People often get into a lather about BMI. Body Mass Index is a measure of the relative ratio of weight to height (and yes, it’s metric). It’s the basic yardstick by which obesity is measured. It’s easy to calculate. Normal BMI is considered to be between 18 and 25. This can cause much consternation for people who consider themselves otherwise healthy, though if you are reading here you’re probably not looking to rationalize away a weight issue.
The realities are that these old measures stick and stick hard. In January, the International Journal of Obesity published a paper that showed beyond doubt that normal BMI is an important predictor of risk of death. The study was simple and the numbers were large (over 50,000 women). Using health records from the 1980s through 1997 with measured BMI, the risk of death at various levels was compared. Turns out they found some interesting things.

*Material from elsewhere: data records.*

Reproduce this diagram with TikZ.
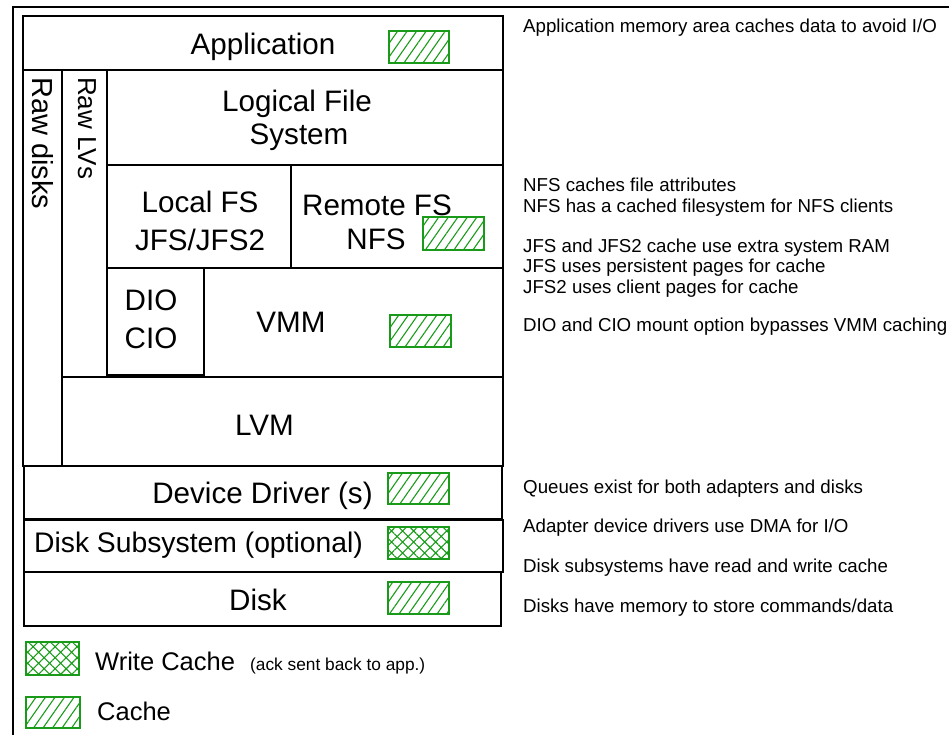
\documentclass[tikz,border=0pt]{standalone}
\usepackage{fontspec}
\setmainfont{Liberation Sans}
\usetikzlibrary{patterns.meta}
\definecolor{cachegreen}{RGB}{25,155,25}
\tikzset{
  layer/.style={draw=black, line width=1.1pt, rectangle, inner sep=0pt, outer sep=0pt, anchor=north west},
  cachebox/.style={draw=cachegreen, line width=1.1pt, rectangle, inner sep=0pt, outer sep=0pt, anchor=north west,
    pattern={Lines[angle=55, distance=7.8pt, line width=1.1pt]}, pattern color=cachegreen},
  wcachebox/.style={draw=cachegreen, line width=1.1pt, rectangle, inner sep=0pt, outer sep=0pt, anchor=north west,
    pattern={Hatch[angle=45, distance=7.8pt, line width=1.1pt]}, pattern color=cachegreen},
  big/.style={font=\fontsize{29.6}{33}\selectfont, anchor=base, inner sep=0pt},
  side/.style={font=\fontsize{29}{33}\selectfont, rotate=-90, anchor=base west, inner sep=0pt},
  note/.style={font=\fontsize{18.7}{21}\selectfont, anchor=base west, inner sep=0pt},
  legend/.style={font=\fontsize{25.5}{29}\selectfont, anchor=base west, inner sep=0pt},
  legendsmall/.style={font=\fontsize{17.3}{21}\selectfont, anchor=base west, inner sep=0pt},
}
\begin{document}
\begin{tikzpicture}[x=1pt, y=-1pt]
\useasboundingbox (0,0) rectangle (949,735);

% outer frame: top and left rules
\coordinate (frameTL) at (13,7);
\coordinate (frameTR) at (949,7);
\coordinate (frameBL) at (13,735);
\draw[line width=1.2pt] (frameTR) -- (frameTL) -- (frameBL);

% layered I/O stack
\node[layer, minimum width=480pt, minimum height=54pt]  (app)      at (23,16)  {};
\node[layer, minimum width=39pt,  minimum height=396pt] (rawdisks) at (23,70)  {};
\node[layer, minimum width=45pt,  minimum height=307pt] (rawlvs)   at (62,70)  {};
\node[layer, minimum width=396pt, minimum height=95pt]  (lfs)      at (107,70) {};
\node[layer, minimum width=184pt, minimum height=103pt] (localfs)  at (107,165) {};
\node[layer, minimum width=212pt, minimum height=103pt] (remotefs) at (291,165) {};
\node[layer, minimum width=97pt,  minimum height=107pt] (dio)      at (107,268) {};
\node[layer, minimum width=299pt, minimum height=109pt] (vmm)      at (204,268) {};
\node[layer, minimum width=441pt, minimum height=89pt]  (lvm)      at (62,377) {};
\node[layer, minimum width=478pt, minimum height=53pt]  (dd)       at (24,466) {};
\node[layer, minimum width=479pt, minimum height=52pt]  (dss)      at (24,520) {};
\node[layer, minimum width=477pt, minimum height=54pt]  (disk)     at (24,572) {};

% layer names
\node[big] (tapp)    at (263,55)  {Application};
\node[side] (traw)   at (32,77)   {Raw disks};
\node[side, font=\fontsize{26}{30}\selectfont] (trawlv) at (78,77) {Raw LVs};
\node[big] (tlfs1)   at (297,112) {Logical File};
\node[big] (tlfs2)   at (299,145) {System};
\node[big] (tloc1)   at (200,213) {Local FS};
\node[big] (tloc2)   at (200,251) {JFS/JFS2};
\node[big] (trem1)   at (377,215) {Remote FS};
\node[big] (trem2)   at (376,249) {NFS};
\node[big] (tdio1)   at (151,310) {DIO};
\node[big] (tdio2)   at (151,348) {CIO};
\node[big] (tvmm)    at (291,332) {VMM};
\node[big] (tlvm)    at (264.5,435) {LVM};
\node[big] (tdd)     at (262.5,503) {Device Driver (s)};
\node[big, font=\fontsize{28.3}{33}\selectfont] (tdss) at (198.5,552) {Disk Subsystem (optional)};
\node[big] (tdisk)   at (258,610) {Disk};

% cache markers
\node[cachebox,  minimum width=60pt, minimum height=32pt] (capp)  at (389,31)  {};
\node[cachebox,  minimum width=61pt, minimum height=33pt] (cnfs)  at (423,217) {};
\node[cachebox,  minimum width=61pt, minimum height=32pt] (cvmm)  at (390,315) {};
\node[cachebox,  minimum width=61pt, minimum height=31pt] (cdd)   at (388,473) {};
\node[wcachebox, minimum width=61pt, minimum height=32pt] (cdss)  at (388,527) {};
\node[cachebox,  minimum width=61pt, minimum height=32pt] (cdisk) at (388,582) {};

% notes
\node[note] (n1)  at (523,33)  {Application memory area caches data to avoid I/O};
\node[note] (n2)  at (523,192) {NFS caches file attributes};
\node[note] (n3)  at (523,213) {NFS has a cached filesystem for NFS clients};
\node[note] (n4)  at (523,252) {JFS and JFS2 cache use extra system RAM};
\node[note] (n5)  at (523,272) {JFS uses persistent pages for cache};
\node[note] (n6)  at (523,293) {JFS2 uses client pages for cache};
\node[note] (n7)  at (523,331) {DIO and CIO mount option bypasses VMM caching};
\node[note] (n8)  at (523,493) {Queues exist for both adapters and disks};
\node[note] (n9)  at (523,532) {Adapter device drivers use DMA for I/O};
\node[note] (n10) at (523,572) {Disk subsystems have read and write cache};
\node[note] (n11) at (523,612) {Disks have memory to store commands/data};

% legend
\node[wcachebox, minimum width=53pt, minimum height=33pt] (lwc) at (26,642) {};
\node[legend] (lwct) at (95,670) {Write Cache};
\node[legendsmall] (lwcs) at (250,670) {(ack sent back to app.)};
\node[cachebox, minimum width=54pt, minimum height=31pt] (lc) at (26,697) {};
\node[legend] (lct) at (97,720) {Cache};
\end{tikzpicture}
\end{document}
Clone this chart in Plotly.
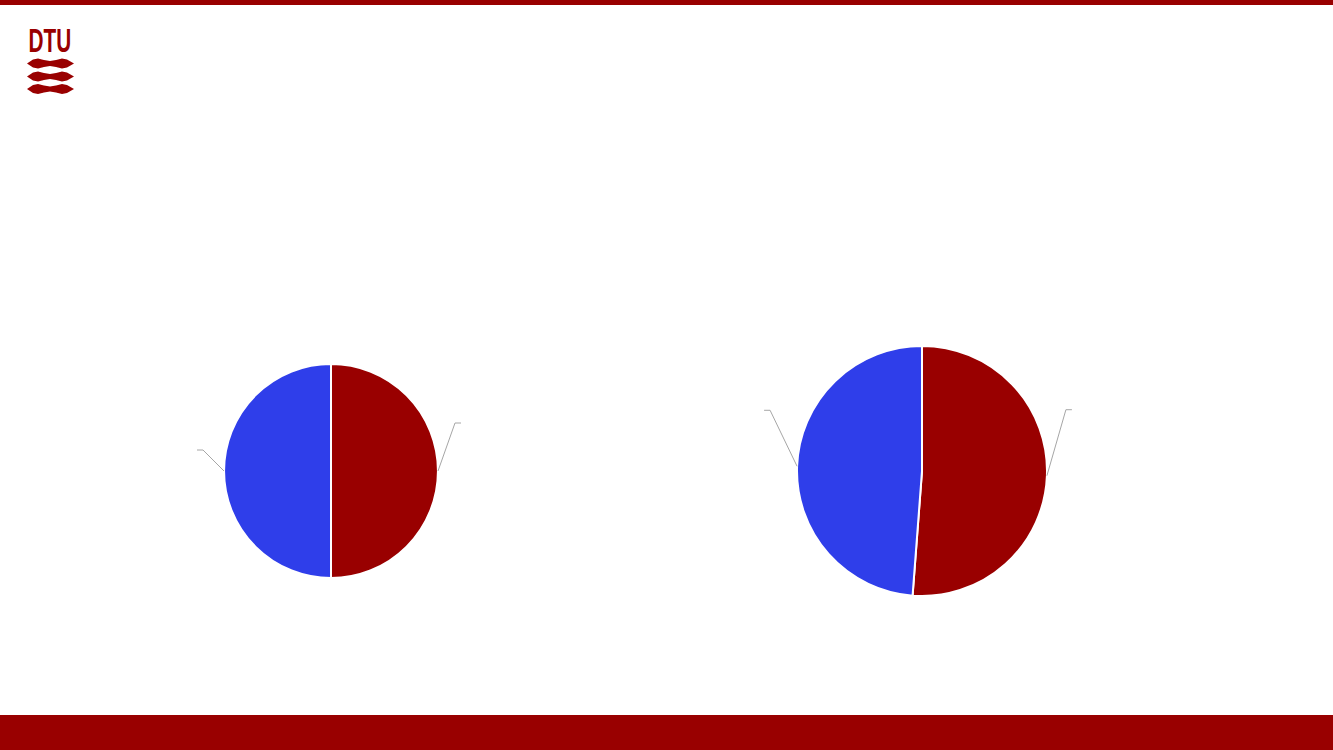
import math
import plotly.graph_objects as go

W, H = 1333, 750
DTU_RED = "#990000"
DTU_BLUE = "#2F3EEA"

# data
slice_names = ["Kategori A", "Kategori B"]
left_values = [50.0, 50.0]
right_values = [51.2, 48.8]
slice_colors = [DTU_RED, DTU_BLUE]

# pie placement in pixels (center x, center y from top, radius)
pies = [
    dict(values=left_values, cx=331, cy=471, r=107,
         label_offsets=[(17, 48), (-21, 21)]),
    dict(values=right_values, cx=922, cy=471, r=125,
         label_offsets=[(19, 66), (-27, 56)]),
]


def px(x):
    return x / W


def py(y):
    return 1 - y / H


fig = go.Figure()
shapes = []

for p in pies:
    fig.add_trace(go.Pie(
        labels=slice_names,
        values=p["values"],
        sort=False,
        direction="clockwise",
        rotation=0,
        textinfo="none",
        hoverinfo="label+percent",
        marker=dict(colors=slice_colors, line=dict(color="white", width=2)),
        domain=dict(x=[px(p["cx"] - p["r"]), px(p["cx"] + p["r"])],
                    y=[py(p["cy"] + p["r"]), py(p["cy"] - p["r"])]),
        showlegend=False,
    ))

    # leader lines to the (empty) data labels
    total = sum(p["values"])
    start = 0.0
    for v, (dx, dy) in zip(p["values"], p["label_offsets"]):
        mid = (start + v / 2) / total * 2 * math.pi
        start += v
        ex = p["cx"] + p["r"] * math.sin(mid)
        ey = p["cy"] - p["r"] * math.cos(mid)
        kx, ky = ex + dx, ey - dy
        tx = kx + (6 if dx > 0 else -6)
        shapes.append(dict(
            type="path", xref="paper", yref="paper",
            path=f"M {px(ex)} {py(ey)} L {px(kx)} {py(ky)} L {px(tx)} {py(ky)}",
            line=dict(color="#A6A6A6", width=1),
        ))

# slide frame: top rule and bottom band
shapes.append(dict(type="rect", xref="paper", yref="paper",
                   x0=0, x1=1, y0=py(5), y1=1,
                   fillcolor=DTU_RED, line=dict(width=0)))
shapes.append(dict(type="rect", xref="paper", yref="paper",
                   x0=0, x1=1, y0=0, y1=py(715),
                   fillcolor=DTU_RED, line=dict(width=0)))

# DTU logo waves
for wy in [63.5, 76.5, 89]:
    pts = [(27, wy), (33, wy - 4), (38, wy - 5), (44, wy - 3.5), (50, wy - 2.5),
           (56, wy - 3.5), (62, wy - 5), (67, wy - 4), (74, wy),
           (67, wy + 4), (62, wy + 5), (56, wy + 3.5), (50, wy + 2.5),
           (44, wy + 3.5), (38, wy + 5), (33, wy + 4)]
    path = "M " + " L ".join(f"{px(x)} {py(y)}" for x, y in pts) + " Z"
    shapes.append(dict(type="path", xref="paper", yref="paper", path=path,
                       fillcolor=DTU_RED, line=dict(width=0)))

fig.update_layout(
    width=W,
    height=H,
    margin=dict(l=0, r=0, t=0, b=0),
    paper_bgcolor="white",
    plot_bgcolor="white",
    shapes=shapes,
    annotations=[dict(
        text="<b>DTU</b>", x=px(50), y=py(40), xref="paper", yref="paper",
        showarrow=False, xanchor="center", yanchor="middle",
        font=dict(family="Liberation Sans, Arial", size=33, color=DTU_RED),
    )],
)

# no page margin, and squeeze the logo text into a condensed shape
js = """
document.body.style.margin = '0';
document.querySelectorAll('g.annotation-text-g text').forEach(function (t) {
    t.style.transformBox = 'fill-box';
    t.style.transformOrigin = 'center';
    t.style.transform = 'scaleX(0.63)';
});
"""
fig.write_html("out.html", post_script=js, config={"displayModeBar": False})
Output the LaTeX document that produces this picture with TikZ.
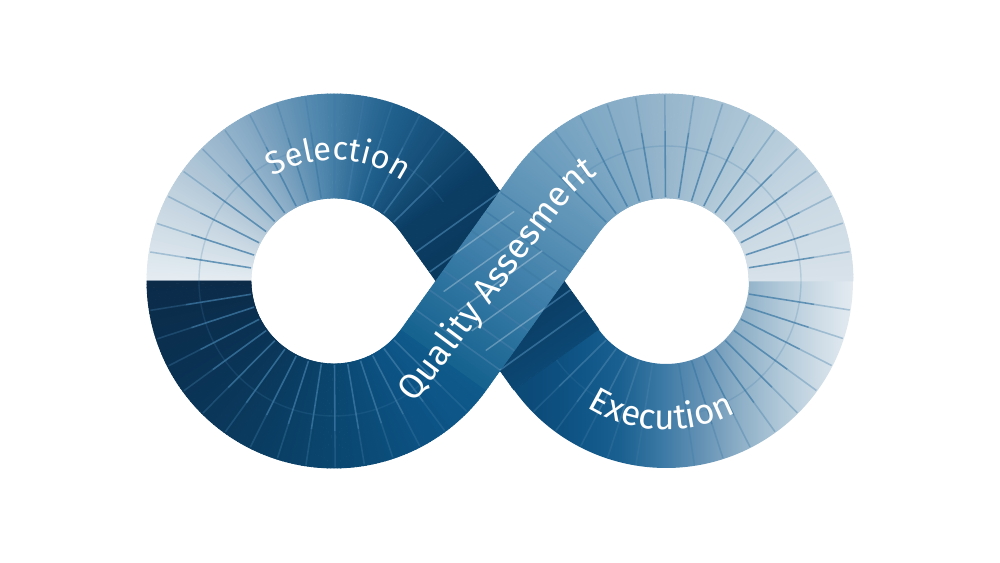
\documentclass[tikz,border=0pt]{standalone}
\usepackage{fontspec}
\newfontfamily\labelfont{Fira Sans}
\usetikzlibrary{calc,decorations.text}

% section 1: left loop, upper half
\definecolor{c1a}{HTML}{E6EDF2}\definecolor{c1b}{HTML}{BFD1DE}\definecolor{c1c}{HTML}{88ABC6}
\definecolor{c1d}{HTML}{4F86AD}\definecolor{c1e}{HTML}{1F5F8C}\definecolor{c1f}{HTML}{0B3D63}
% section 2: strand under
\definecolor{c2b}{HTML}{0A365A}\definecolor{c2c}{HTML}{0B4773}
% section 3: right loop, lower half (horizontal fade)
\definecolor{xc0}{HTML}{0B4773}\definecolor{xc1}{HTML}{0C4C7B}\definecolor{xc2}{HTML}{0F5586}
\definecolor{xc3}{HTML}{1A6090}\definecolor{xc4}{HTML}{3A78A4}\definecolor{xc5}{HTML}{6391B4}
\definecolor{xc6}{HTML}{8DAFC7}\definecolor{xc7}{HTML}{B0C8D8}\definecolor{xc8}{HTML}{CFDDE7}
\definecolor{xc9}{HTML}{E8EEF3}
% section 4: right loop, upper half
\definecolor{c4a}{HTML}{D8E2EA}\definecolor{c4b}{HTML}{CAD9E4}\definecolor{c4c}{HTML}{B0C8D8}
\definecolor{c4d}{HTML}{97B6CC}\definecolor{c4e}{HTML}{7BA6C3}\definecolor{c4f}{HTML}{6397B9}
% section 5: strand over
\definecolor{c5a}{HTML}{15628F}\definecolor{c5b}{HTML}{3A7CA8}
% section 6: left loop, lower half
\definecolor{c6a}{HTML}{0E5A8B}\definecolor{c6b}{HTML}{0C5283}\definecolor{c6c}{HTML}{0A466F}
\definecolor{c6d}{HTML}{0A3A5E}\definecolor{c6e}{HTML}{0A3152}\definecolor{c6f}{HTML}{0B2B49}
\definecolor{tickc}{HTML}{3F7BA6}

\pgfdeclarehorizontalshading{execshade}{100bp}{%
  color(0bp)=(xc0); color(25bp)=(xc0); color(30.56bp)=(xc1); color(36.11bp)=(xc2);
  color(41.67bp)=(xc3); color(47.22bp)=(xc4); color(52.78bp)=(xc5); color(58.33bp)=(xc6);
  color(63.89bp)=(xc7); color(69.44bp)=(xc8); color(75bp)=(xc9); color(100bp)=(xc9)}

\tikzset{
  tick/.style={draw=tickc, line width=0.45pt, opacity=0.75},
  tickfade/.style={draw=tickc, line width=0.45pt, opacity=0.35},
  midarc/.style={draw=tickc, line width=0.4pt, opacity=0.22},
  overtick/.style={draw=white, line width=0.4pt, opacity=0.28},
  labeltext/.style={decorate, decoration={text along path, #1}}
}

\newcommand\ringpart[6]{%
  \foreach \i in {1,...,#6}{%
    \pgfmathsetmacro\angA{#2+(#3-#2)*(\i-1)/#6}%
    \pgfmathsetmacro\angB{#2+(#3-#2)*\i/#6}%
    \pgfmathtruncatemacro\pctP{round(100*(\i-0.5)/#6)}%
    \colorlet{segc}{#5!\pctP!#4}%
    \filldraw[fill=segc,draw=segc,line width=0.25pt,shift={(#1)}]
      (\angA:187) arc[start angle=\angA,end angle=\angB,radius=187]
      -- (\angB:83) arc[start angle=\angB,end angle=\angA,radius=83] -- cycle;
  }%
}

\newcommand\strandpart[8]{%
  \foreach \i in {1,...,30}{%
    \pgfmathsetmacro\tA{#5+(#6-#5)*(\i-1)/30}%
    \pgfmathsetmacro\tB{#5+(#6-#5)*\i/30}%
    \pgfmathtruncatemacro\pctP{round(100*(\i-0.5)/30)}%
    \colorlet{segc}{#8!\pctP!#7}%
    \filldraw[fill=segc,draw=segc,line width=0.25pt]
      ($(#1)!\tA!(#2)$) -- ($(#1)!\tB!(#2)$) -- ($(#3)!\tB!(#4)$) -- ($(#3)!\tA!(#4)$) -- cycle;
  }%
}

\begin{document}
\begin{tikzpicture}[x=0.1mm,y=0.1mm]
\useasboundingbox (-500,-282) rectangle (500,281);
\coordinate (L) at (-166,0);
\coordinate (R) at (166,0);
% strand corners
\coordinate (u1) at ([shift={(L)}]35.58:83);
\coordinate (u2) at ([shift={(R)}]215.58:187);
\coordinate (u3) at ([shift={(L)}]35.58:187);
\coordinate (u4) at ([shift={(R)}]215.58:83);
\coordinate (q1) at ([shift={(L)}]324.42:83);
\coordinate (q2) at ([shift={(R)}]144.42:187);
\coordinate (q3) at ([shift={(L)}]324.42:187);
\coordinate (q4) at ([shift={(R)}]144.42:83);

% left loop, upper half (Selection)
\ringpart{L}{180}{150}{c1a}{c1b}{30}
\ringpart{L}{150}{120}{c1b}{c1c}{30}
\ringpart{L}{120}{95}{c1c}{c1d}{25}
\ringpart{L}{95}{70}{c1d}{c1e}{25}
\ringpart{L}{70}{35.58}{c1e}{c1f}{34}
% left loop, lower half
\ringpart{L}{324.42}{300}{c6a}{c6b}{24}
\ringpart{L}{300}{270}{c6b}{c6c}{30}
\ringpart{L}{270}{240}{c6c}{c6d}{30}
\ringpart{L}{240}{210}{c6d}{c6e}{30}
\ringpart{L}{210}{180}{c6e}{c6f}{30}
% right loop, lower half (Execution): horizontal fade
\begin{scope}
  \clip[shift={(R)}] (215.58:187) arc[start angle=215.58,end angle=360.2,radius=187]
    -- (360.2:83) arc[start angle=360.2,end angle=215.58,radius=83] -- cycle;
  \shade[shading=execshade] (0,-190) rectangle (360,1);
\end{scope}
% right loop, upper half
\ringpart{R}{0}{30}{c4a}{c4b}{30}
\ringpart{R}{30}{60}{c4b}{c4c}{30}
\ringpart{R}{60}{90}{c4c}{c4d}{30}
\ringpart{R}{90}{120}{c4d}{c4e}{30}
\ringpart{R}{120}{144.42}{c4e}{c4f}{24}

% faint middle arcs
\draw[midarc,shift={(L)}] (35.58:135) arc[start angle=35.58,end angle=324.42,radius=135];
\draw[midarc,shift={(R)}] (215.58:135) arc[start angle=215.58,end angle=504.42,radius=135];

% ticks on loops
\foreach \k in {1,...,31}{%
  \pgfmathsetmacro\ta{35.58+9.03*\k}%
  \ifdim \ta pt>178pt \ifdim \ta pt<182pt \else
    \draw[tick] ([shift={(L)}]\ta:84) -- ([shift={(L)}]\ta:150);
    \draw[tickfade] ([shift={(L)}]\ta:150) -- ([shift={(L)}]\ta:186);
  \fi \else
    \draw[tick] ([shift={(L)}]\ta:84) -- ([shift={(L)}]\ta:150);
    \draw[tickfade] ([shift={(L)}]\ta:150) -- ([shift={(L)}]\ta:186);
  \fi
  \pgfmathsetmacro\tb{215.58+9.03*\k}%
  \ifdim \tb pt>358pt \ifdim \tb pt<362pt \else
    \draw[tick] ([shift={(R)}]\tb:84) -- ([shift={(R)}]\tb:150);
    \draw[tickfade] ([shift={(R)}]\tb:150) -- ([shift={(R)}]\tb:186);
  \fi \else
    \draw[tick] ([shift={(R)}]\tb:84) -- ([shift={(R)}]\tb:150);
    \draw[tickfade] ([shift={(R)}]\tb:150) -- ([shift={(R)}]\tb:186);
  \fi
}

% strand under (Selection -> Execution)
\strandpart{u1}{u2}{u3}{u4}{0}{0.5}{c1f}{c2b}
\strandpart{u1}{u2}{u3}{u4}{0.5}{1}{c2b}{c2c}
\foreach \t in {0.125,0.25,...,0.9}{%
  \draw[tick] ($(u1)!\t!(u2)$) -- ($(u3)!\t!(u4)$);
}

% strand over (Quality Assesment)
\strandpart{q1}{q2}{q3}{q4}{0}{0.5}{c5a}{c5b}
\strandpart{q1}{q2}{q3}{q4}{0.5}{1}{c5b}{c4f}
\foreach \t in {0.125,0.25,...,0.9}{%
  \draw[tick] ($(q1)!\t!(q2)$) -- ($(q3)!\t!(q4)$);
}
\begin{scope}
  \clip (q1) -- (q2) -- (q4) -- (q3) -- cycle;
  \foreach \t in {0.125,0.25,...,0.9}{%
    \draw[overtick] ($(u1)!\t!(u2)$) -- ($(u3)!\t!(u4)$);
  }
\end{scope}

% labels
\path[labeltext={text align=center,
  text={|\labelfont\fontsize{9.3}{11}\selectfont\color{white}|Selection}}]
  ([shift={(L)}]132:121) arc[start angle=132, end angle=44, radius=121];
\path[labeltext={text align=center,
  text={|\labelfont\fontsize{10}{12}\selectfont\color{white}|Execution}}]
  ([shift={(R)}]226:149) arc[start angle=226, end angle=310, radius=149];
\path[labeltext={text align=left,
  text={|\labelfont\fontsize{10}{12}\selectfont\color{white}|Quality Assesment}}]
  (-85,-123) -- ([shift={(R)}]144.42:127) arc[start angle=144.42, end angle=95, radius=127];
\end{tikzpicture}
\end{document}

Being outside of normal BMI at all increased the overall risk of death over the next 10 years. Whether with or without chronic disease, underweight women were at less risk than overweight women though women with a BMI of 20-24 were at the lowest overall risk. Underweight gets away with less risk than overweight until breast cancer comes into play. Regardless of weight, BMI outside the normal range was associated with a roughly equal risk of death for women with breast cancer detected by screening.
The study goes on to correlate BMI at age 40 with overall life expectancy. The results are unsurprising. No matter how this numbers get diced up the results are the same. The human frame lives longest and healthiest within a certain range and we know what that range is.